◆ WORK TO DO: Both the line containing "Convert this chart to matplotlib code." and the line containing "import seaborn as sns" are part of the range to copy, along with every line between them. Copy it exactly and leave out the pictures.

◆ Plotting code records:
* Start *
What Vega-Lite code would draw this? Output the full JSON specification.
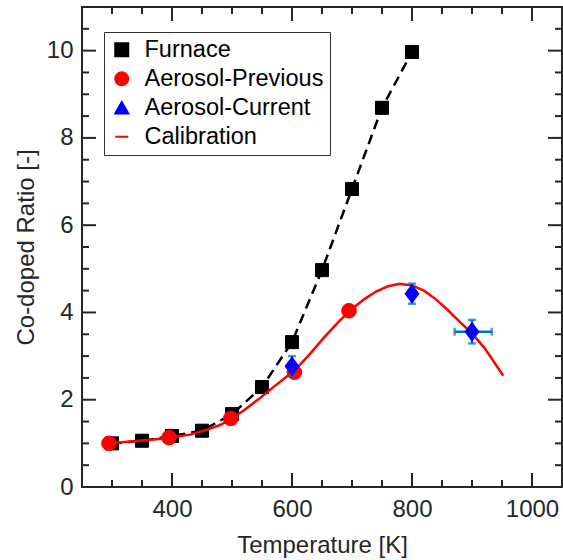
{
  "$schema": "https://vega.github.io/schema/vega-lite/v6.json",
  "width": 480,
  "height": 480,
  "autosize": {"type": "none"},
  "padding": {"left": 82, "top": 7, "right": 1, "bottom": 73},
  "background": "white",
  "config": {
    "view": {"stroke": "#262626", "strokeWidth": 2},
    "font": "Liberation Sans",
    "axis": {
      "domain": false, "grid": false,
      "labelFont": "Liberation Sans", "titleFont": "Liberation Sans",
      "labelColor": "#262626", "titleColor": "#262626",
      "labelFontSize": 24, "titleFontSize": 24, "titleFontWeight": "normal"
    },
    "legend": {
      "orient": "none", "legendX": 22, "legendY": 25,
      "labelFont": "Liberation Sans", "labelFontSize": 23.5, "labelColor": "#000000", "labelLimit": 0,
      "strokeColor": "#333333", "fillColor": "white", "padding": 6, "rowPadding": 4,
      "symbolSize": 170, "symbolStrokeWidth": 2, "labelOffset": 11
    }
  },
  "datasets": {
    "xmajor": [{"T": 400}, {"T": 600}, {"T": 800}, {"T": 1000}],
    "xminor": [{"T": 300}, {"T": 350}, {"T": 450}, {"T": 500}, {"T": 550}, {"T": 650}, {"T": 700}, {"T": 750}, {"T": 850}, {"T": 900}, {"T": 950}],
    "ymajor": [{"R": 0}, {"R": 2}, {"R": 4}, {"R": 6}, {"R": 8}, {"R": 10}],
    "yminor": [{"R": 0.5}, {"R": 1}, {"R": 1.5}, {"R": 2.5}, {"R": 3}, {"R": 3.5}, {"R": 4.5}, {"R": 5}, {"R": 5.5}, {"R": 6.5}, {"R": 7}, {"R": 7.5}, {"R": 8.5}, {"R": 9}, {"R": 9.5}, {"R": 10.5}],
    "furnace": [
      {"T": 300, "R": 1.0}, {"T": 350, "R": 1.06}, {"T": 400, "R": 1.17}, {"T": 450, "R": 1.29},
      {"T": 500, "R": 1.67}, {"T": 550, "R": 2.29}, {"T": 600, "R": 3.32}, {"T": 650, "R": 4.97},
      {"T": 700, "R": 6.83}, {"T": 750, "R": 8.69}, {"T": 800, "R": 9.97}
    ],
    "previous": [
      {"T": 295, "R": 1.0}, {"T": 395, "R": 1.13}, {"T": 498, "R": 1.57}, {"T": 604, "R": 2.63}, {"T": 695, "R": 4.04}
    ],
    "current": [
      {"T": 600, "R": 2.77, "Rlo": 2.54, "Rhi": 3.0, "Tlo": 594, "Thi": 606},
      {"T": 800, "R": 4.43, "Rlo": 4.2, "Rhi": 4.66, "Tlo": 794, "Thi": 806},
      {"T": 900, "R": 3.56, "Rlo": 3.29, "Rhi": 3.83, "Tlo": 871, "Thi": 933}
    ],
    "calib": [
      {"T": 295, "R": 1.0}, {"T": 330, "R": 1.04}, {"T": 370, "R": 1.09}, {"T": 400, "R": 1.14},
      {"T": 430, "R": 1.2}, {"T": 460, "R": 1.32}, {"T": 480, "R": 1.42}, {"T": 500, "R": 1.57},
      {"T": 520, "R": 1.76}, {"T": 545, "R": 2.02}, {"T": 570, "R": 2.3}, {"T": 605, "R": 2.68},
      {"T": 630, "R": 3.05}, {"T": 655, "R": 3.45}, {"T": 680, "R": 3.82}, {"T": 700, "R": 4.08},
      {"T": 720, "R": 4.3}, {"T": 740, "R": 4.48}, {"T": 760, "R": 4.6}, {"T": 780, "R": 4.66},
      {"T": 800, "R": 4.62}, {"T": 820, "R": 4.5}, {"T": 840, "R": 4.3}, {"T": 860, "R": 4.05},
      {"T": 880, "R": 3.78}, {"T": 900, "R": 3.52}, {"T": 920, "R": 3.2}, {"T": 935, "R": 2.9},
      {"T": 952, "R": 2.55}
    ]
  },
  "layer": [
    {
      "data": {"name": "furnace"},
      "mark": {"type": "line", "color": "#000000", "strokeWidth": 2.5, "strokeDash": [10, 6]},
      "encoding": {
        "x": {"field": "T", "type": "quantitative", "title": "Temperature [K]", "scale": {"domain": [250, 1050], "nice": false, "zero": false},
              "axis": {"orient": "bottom", "values": [400, 600, 800, 1000], "format": "d", "ticks": false, "labelPadding": 10, "title": "Temperature [K]", "titlePadding": 12}},
        "y": {"field": "R", "type": "quantitative", "title": "Co-doped Ratio [-]", "scale": {"domain": [0, 11], "nice": false, "zero": false},
              "axis": {"orient": "left", "values": [0, 2, 4, 6, 8, 10], "ticks": false, "labelPadding": 9, "title": "Co-doped Ratio [-]", "titlePadding": 8}}
      }
    },
    {
      "data": {"name": "xmajor"},
      "mark": {"type": "tick", "orient": "vertical", "size": 14, "thickness": 2, "color": "#262626", "opacity": 1, "yOffset": -7},
      "encoding": {"x": {"field": "T", "type": "quantitative", "title": "Temperature [K]"}, "y": {"datum": 0, "type": "quantitative", "title": "Co-doped Ratio [-]"}}
    },
    {
      "data": {"name": "xmajor"},
      "mark": {"type": "tick", "orient": "vertical", "size": 14, "thickness": 2, "color": "#262626", "opacity": 1, "yOffset": 7},
      "encoding": {"x": {"field": "T", "type": "quantitative", "title": "Temperature [K]"}, "y": {"datum": 11, "type": "quantitative", "title": "Co-doped Ratio [-]"}}
    },
    {
      "data": {"name": "xminor"},
      "mark": {"type": "tick", "orient": "vertical", "size": 7, "thickness": 2, "color": "#262626", "opacity": 1, "yOffset": -3.5},
      "encoding": {"x": {"field": "T", "type": "quantitative", "title": "Temperature [K]"}, "y": {"datum": 0, "type": "quantitative", "title": "Co-doped Ratio [-]"}}
    },
    {
      "data": {"name": "xminor"},
      "mark": {"type": "tick", "orient": "vertical", "size": 7, "thickness": 2, "color": "#262626", "opacity": 1, "yOffset": 3.5},
      "encoding": {"x": {"field": "T", "type": "quantitative", "title": "Temperature [K]"}, "y": {"datum": 11, "type": "quantitative", "title": "Co-doped Ratio [-]"}}
    },
    {
      "data": {"name": "ymajor"},
      "mark": {"type": "tick", "orient": "horizontal", "size": 14, "thickness": 2, "color": "#262626", "opacity": 1, "xOffset": 7},
      "encoding": {"y": {"field": "R", "type": "quantitative", "title": "Co-doped Ratio [-]"}, "x": {"datum": 250, "type": "quantitative", "title": "Temperature [K]"}}
    },
    {
      "data": {"name": "ymajor"},
      "mark": {"type": "tick", "orient": "horizontal", "size": 14, "thickness": 2, "color": "#262626", "opacity": 1, "xOffset": -7},
      "encoding": {"y": {"field": "R", "type": "quantitative", "title": "Co-doped Ratio [-]"}, "x": {"datum": 1050, "type": "quantitative", "title": "Temperature [K]"}}
    },
    {
      "data": {"name": "yminor"},
      "mark": {"type": "tick", "orient": "horizontal", "size": 7, "thickness": 2, "color": "#262626", "opacity": 1, "xOffset": 3.5},
      "encoding": {"y": {"field": "R", "type": "quantitative", "title": "Co-doped Ratio [-]"}, "x": {"datum": 250, "type": "quantitative", "title": "Temperature [K]"}}
    },
    {
      "data": {"name": "yminor"},
      "mark": {"type": "tick", "orient": "horizontal", "size": 7, "thickness": 2, "color": "#262626", "opacity": 1, "xOffset": -3.5},
      "encoding": {"y": {"field": "R", "type": "quantitative", "title": "Co-doped Ratio [-]"}, "x": {"datum": 1050, "type": "quantitative", "title": "Temperature [K]"}}
    },
    {
      "data": {"name": "furnace"},
      "mark": {"type": "point", "shape": "square", "size": 170, "strokeWidth": 1, "opacity": 1},
      "encoding": {
        "x": {"field": "T", "type": "quantitative", "title": "Temperature [K]"},
        "y": {"field": "R", "type": "quantitative", "title": "Co-doped Ratio [-]"},
        "shape": {"datum": "Furnace", "type": "nominal",
                  "scale": {"domain": ["Furnace", "Aerosol-Previous", "Aerosol-Current", "Calibration"], "range": ["square", "circle", "triangle-up", "stroke"]},
                  "legend": {"title": null}},
        "fill": {"datum": "Furnace", "type": "nominal",
                 "scale": {"domain": ["Furnace", "Aerosol-Previous", "Aerosol-Current", "Calibration"], "range": ["#000000", "#FF0000", "#0000FF", "#FF0000"]},
                 "legend": {"title": null}},
        "stroke": {"datum": "Furnace", "type": "nominal",
                   "scale": {"domain": ["Furnace", "Aerosol-Previous", "Aerosol-Current", "Calibration"], "range": ["#000000", "#FF0000", "#0000FF", "#FF0000"]},
                   "legend": {"title": null}}
      }
    },
    {
      "data": {"name": "calib"},
      "mark": {"type": "line", "color": "#FF0000", "strokeWidth": 2.5},
      "encoding": {
        "x": {"field": "T", "type": "quantitative", "title": "Temperature [K]"},
        "y": {"field": "R", "type": "quantitative", "title": "Co-doped Ratio [-]"}
      }
    },
    {
      "data": {"name": "previous"},
      "mark": {"type": "point", "shape": "circle", "size": 215, "strokeWidth": 1, "opacity": 1},
      "encoding": {
        "x": {"field": "T", "type": "quantitative", "title": "Temperature [K]"},
        "y": {"field": "R", "type": "quantitative", "title": "Co-doped Ratio [-]"},
        "shape": {"datum": "Aerosol-Previous", "type": "nominal", "legend": {"title": null}},
        "fill": {"datum": "Aerosol-Previous", "type": "nominal", "legend": {"title": null}},
        "stroke": {"datum": "Aerosol-Previous", "type": "nominal", "legend": {"title": null}}
      }
    },
    {
      "data": {"name": "current"},
      "mark": {"type": "errorbar", "ticks": true, "color": "#0072BD", "thickness": 2.5, "size": 8},
      "encoding": {
        "x": {"field": "T", "type": "quantitative", "title": "Temperature [K]"},
        "y": {"field": "Rlo", "type": "quantitative", "title": "Co-doped Ratio [-]"},
        "y2": {"field": "Rhi"}
      }
    },
    {
      "data": {"name": "current"},
      "mark": {"type": "errorbar", "ticks": true, "color": "#0072BD", "thickness": 2.5, "size": 8},
      "encoding": {
        "x": {"field": "Tlo", "type": "quantitative", "title": "Temperature [K]"},
        "x2": {"field": "Thi"},
        "y": {"field": "R", "type": "quantitative", "title": "Co-doped Ratio [-]"}
      }
    },
    {
      "data": {"name": "current"},
      "mark": {"type": "point", "shape": "M-0.75,0L0,-1L0.75,0L0,1Z", "size": 400, "filled": true, "color": "#0000FF", "opacity": 1},
      "encoding": {
        "x": {"field": "T", "type": "quantitative", "title": "Temperature [K]"},
        "y": {"field": "R", "type": "quantitative", "title": "Co-doped Ratio [-]"}
      }
    }
  ]
}
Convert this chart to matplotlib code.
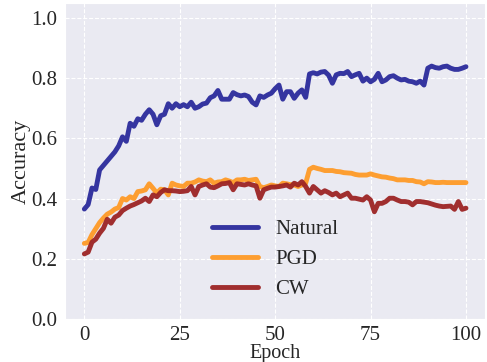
import numpy as np
import matplotlib
matplotlib.use("Agg")
import matplotlib.pyplot as plt
import seaborn as sns

# accuracy per epoch
natural = [0.365, 0.38, 0.435, 0.43, 0.495, 0.51, 0.525, 0.54, 0.555, 0.575,
           0.605, 0.59, 0.65, 0.64, 0.665, 0.66, 0.68, 0.695, 0.68, 0.645,
           0.675, 0.68, 0.715, 0.70, 0.715, 0.705, 0.712, 0.705, 0.72, 0.70,
           0.705, 0.714, 0.717, 0.735, 0.741, 0.759, 0.73, 0.73, 0.73, 0.752,
           0.745, 0.741, 0.744, 0.739, 0.72, 0.711, 0.741, 0.736, 0.744, 0.75,
           0.765, 0.777, 0.73, 0.755, 0.755, 0.733, 0.75, 0.761, 0.736, 0.814,
           0.818, 0.814, 0.82, 0.822, 0.81, 0.783, 0.811, 0.816, 0.815, 0.822,
           0.805, 0.811, 0.816, 0.79, 0.80, 0.788, 0.796, 0.816, 0.788, 0.794,
           0.805, 0.808, 0.80, 0.794, 0.796, 0.79, 0.788, 0.783, 0.79, 0.777,
           0.833, 0.84, 0.835, 0.833, 0.838, 0.84, 0.833, 0.829, 0.829, 0.833,
           0.838]
pgd = [0.251, 0.254, 0.28, 0.30, 0.32, 0.335, 0.348, 0.355, 0.365, 0.37,
       0.40, 0.395, 0.406, 0.40, 0.423, 0.425, 0.429, 0.449, 0.434, 0.418,
       0.431, 0.429, 0.412, 0.451, 0.445, 0.442, 0.440, 0.451, 0.451, 0.455,
       0.462, 0.458, 0.456, 0.462, 0.451, 0.455, 0.456, 0.462, 0.458, 0.453,
       0.462, 0.462, 0.464, 0.460, 0.462, 0.464, 0.44, 0.436, 0.440, 0.445,
       0.442, 0.440, 0.451, 0.449, 0.446, 0.445, 0.440, 0.445, 0.451, 0.497,
       0.504, 0.500, 0.497, 0.493, 0.493, 0.493, 0.490, 0.489, 0.486, 0.485,
       0.484, 0.480, 0.478, 0.478, 0.478, 0.482, 0.478, 0.475, 0.472, 0.471,
       0.468, 0.466, 0.462, 0.462, 0.462, 0.460, 0.460, 0.456, 0.455, 0.449,
       0.456, 0.455, 0.453, 0.453, 0.454, 0.453, 0.453, 0.453, 0.453, 0.453,
       0.453]
cw = [0.216, 0.222, 0.255, 0.265, 0.285, 0.301, 0.331, 0.318, 0.338, 0.345,
      0.36, 0.368, 0.375, 0.38, 0.386, 0.392, 0.401, 0.39, 0.412, 0.406,
      0.42, 0.429, 0.426, 0.426, 0.425, 0.423, 0.424, 0.426, 0.44, 0.412,
      0.44, 0.445, 0.449, 0.438, 0.436, 0.442, 0.449, 0.45, 0.453, 0.429,
      0.449, 0.447, 0.445, 0.449, 0.445, 0.442, 0.401, 0.429, 0.434, 0.438,
      0.438, 0.440, 0.442, 0.445, 0.438, 0.451, 0.445, 0.456, 0.440, 0.418,
      0.440, 0.429, 0.418, 0.426, 0.420, 0.412, 0.418, 0.406, 0.412, 0.418,
      0.401, 0.401, 0.398, 0.395, 0.406, 0.395, 0.356, 0.384, 0.384, 0.390,
      0.401, 0.401, 0.395, 0.390, 0.390, 0.388, 0.379, 0.390, 0.390, 0.388,
      0.386, 0.382, 0.378, 0.375, 0.373, 0.374, 0.375, 0.364, 0.390, 0.364,
      0.368]
epochs = np.arange(len(natural))

sns.set_style("darkgrid", {"grid.linestyle": "--"})
plt.rcParams['font.family'] = ['Liberation Serif', 'DejaVu Serif']

fig = plt.figure(figsize=(4.87, 3.62), dpi=100)
ax = fig.add_axes([0.134, 0.119, 0.862, 0.873])

ax.plot(epochs, natural, color="#2b2b9c", lw=3.5, alpha=0.95, label="Natural")
ax.plot(epochs, pgd, color="#ff9a26", lw=3.5, alpha=0.95, label="PGD")
ax.plot(epochs, cw, color="#9c2424", lw=3.5, alpha=0.95, label="CW")

ax.set_ylim(0, 1.05)
ax.set_yticks([0.0, 0.2, 0.4, 0.6, 0.8, 1.0])
ax.set_xticks([0, 25, 50, 75, 100])
ax.tick_params(labelsize=15, pad=2)
ax.tick_params(axis="x", pad=1.5)
ax.set_xlabel("Epoch", fontsize=14.5, labelpad=-0.5)
ax.set_ylabel("Accuracy", fontsize=16, labelpad=0.5)

ax.legend(loc="lower center", frameon=False, fontsize=15,
          handlelength=2.2, handletextpad=0.8, labelspacing=0.5,
          borderaxespad=0.55)

fig.savefig("out.png", dpi=100)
* End *
◆ RESULT OF THIS TASK:
Convert this chart to matplotlib code.
import numpy as np
import matplotlib
matplotlib.use("Agg")
import matplotlib.pyplot as plt
import seaborn as sns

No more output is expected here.